The Double (2013)
SPOILERS!! — I guess this just isn’t the year for films dealing with the duality of self. Similar to the buried theatrical-existence of Denis Villeneuve’s Enemy (which is technically both a 2013 & 2014 release) Richard Ayoade’s sophomore feature, The Double (his first being the off-kilter British ‘coming-of-ager’ Submarine from 2010) seems to have come and gone. Actually, upon initially learning-of and anticipating the arrival of both these pictures, I assumed (as past trends seem to dictate) that when you generally have two movies debuting in the same timeframe tackling what appears to be (at face-value) one very comparable conceit — Well usually it’s a given that one of these films succeeds while the other… not so much.
Yet in the case of both Enemy and now The Double, with regards to mainstream-awareness (or dollars) audiences just aren’t jiving — BUT hold that gasp! Let’s pretend for a second that we can agree that a film’s box-office performance plays such a meaningless role when it ultimately comes down to judging the authenticity of said underachiever’s quality. Lets pretend for a moment that we’re all still truthfully looking out for the little guys… the films that don’t have the billion-dollar budgets to secure cross-cultural, global-wide/mass-market advertising — Well in this idealized realm of film-radar scanning, The Double is kind of like honing in on this unearthly frequency that (at all costs) should not be lost. Based on the novel by Dostoyevsky, and in the same vein of the internalized demands tied to the film’s hyper-sensitive main-character (exceptionally played by Jesse Eisenberg) director/ co-writer Ayoade’s The Double commands to be seen and enjoyed for the romantic, cartoonish, and nightmarish head-trip that it is.

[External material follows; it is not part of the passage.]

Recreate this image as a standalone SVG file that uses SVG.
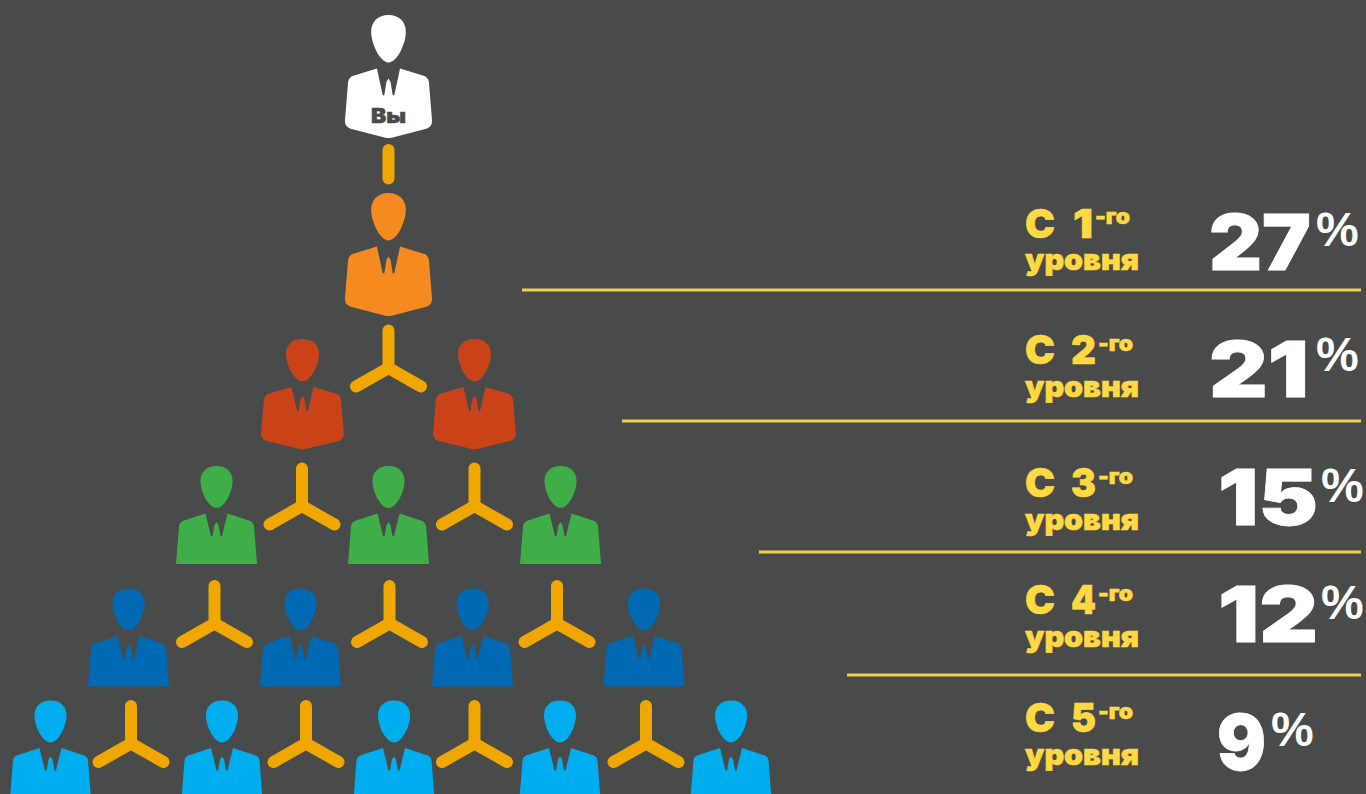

Now sure, by selling this as some sort of existential ‘ACME’ Jack-in-the-box this side of Tim Burton’s pesonal playpen, I’d imagine this doesn’t exactly entice the masses, but I’m legitimately befuddled as to how to describe this movie. While the filmmaking on display (like Enemy) mischievously makes a mess out of, what is at the end of the day, a very clear and concise tale, it is ultimately Ayoade’s whacked-out, meticulous and jittery style that I oh-so enjoyed. I really just can’t get enough of how this film is put together and constructed from a filmmaking standpoint. So what is this “style” you ask? Hmm… how about describing it as a French ‘New-Wave’ Lynchian hybrid of Wes Anderson, and maybe I’m getting warmer with accurately pinpointing how The Double vibes visually.
But beyond all the technical-hyperbole with regards to the movie’s mechanics (for me) Jesse Eisenberg (playing the film’s neurotic and diabolical dualist of a protagonist) deserves some fine praise for his work here. While at once fine-tuning the very Woody Allen-esque persona that has only increased his presence as a worldly recognized actor, Eisenberg also gets to obliterate that nebbish caricature of a stigma in favor of, well you guessed it, the exact opposite. Still preserving his knack for brilliant comedic-timing and the art of physical pantomimes, the actor also gets to refreshingly exercise his inner Tyler Durden, and it’s quite the surrealistic romp to watch both sides of Eisenberg’s self go to head-to-head in the battle for external love and long-overdue personal defiance.
If Richard Ayoade’s Submarine debatably only estranged itself from the crowd as possibly being too eccentric and too hip for its own good, The Double kind of grabs hold of that idiosyncrasy and “jumps the shark” while unabashedly running with scissors. But if you’re like me, and you enjoyed that moment when Wes Anderson flipped the creative-switch and went from Bottle Rocket all the way over to The Life Aquatic with Steve Zissou, then The Double should absolutely not go unnoticed in your life. Actually, upon closer reflection, it might even be one of your favorite films of the year.